Despite this, Ran is still a worthwhile experience and a one-of-a-kind example of digital storytelling. Revisiting it while researching this article made me realize that almost nothing made in the years since 2008 has tried to do what Ran did. Space Engine improves upon Celestia’s solar system simulation and controls, but all of its planets are procedurally generated. Outer Wilds comes close, with its use of realistic physics and time manipulation, but its solar system feels more like an interactive puzzle box than a real place. Despite the surge of interest in narrative-focused games and “interactive experiences” in the past couple years, I have yet to see anyone attempt to use a virtual world to tell a story on the same scale as Ran. The technology, tools, and (I think) audience are all there, but the idea that something like Ran could even be made seems to be missing.

It’s because of this that I think Ran is worth preserving and writing about. It’s a flawed project with niche appeal, but it’s also got a lot of potential and represents a very original idea. I think a proper spiritual sequel - running on a modern engine with better controls, based on a more in-depth story, even incorporating some game-like mechanics - has the potential to be very successful.
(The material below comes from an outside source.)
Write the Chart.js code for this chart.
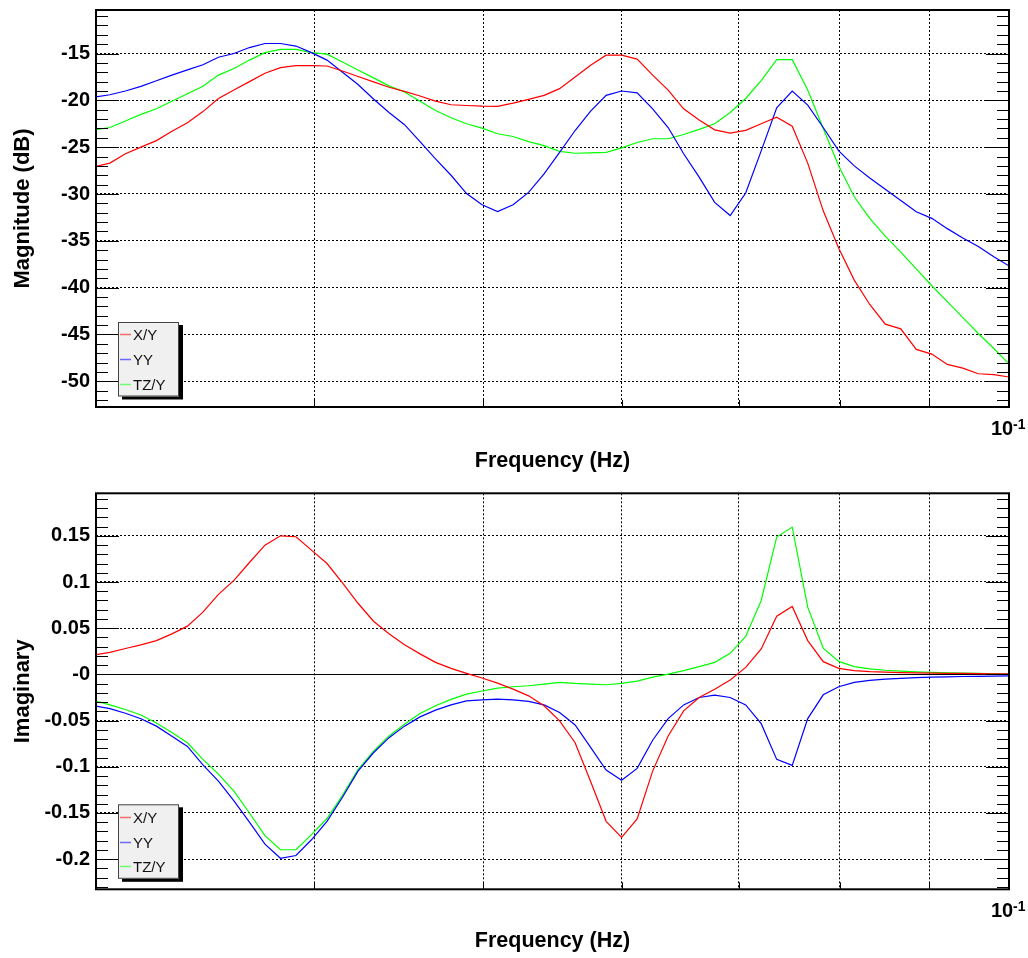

That said, I won’t deny that nostalgia has a lot to do with my continuing interest. What keeps me coming back to Ran is the feeling that there’s still something left to discover in its virtual world, something I wasn’t able to figure out the last time I re-downloaded it. Not many video games give me that feeling, and it’s something I’d like to share with other people. If Ran sounds like something you might be interested in, then I highly recommend you give it a download - you might end up discovering something interesting.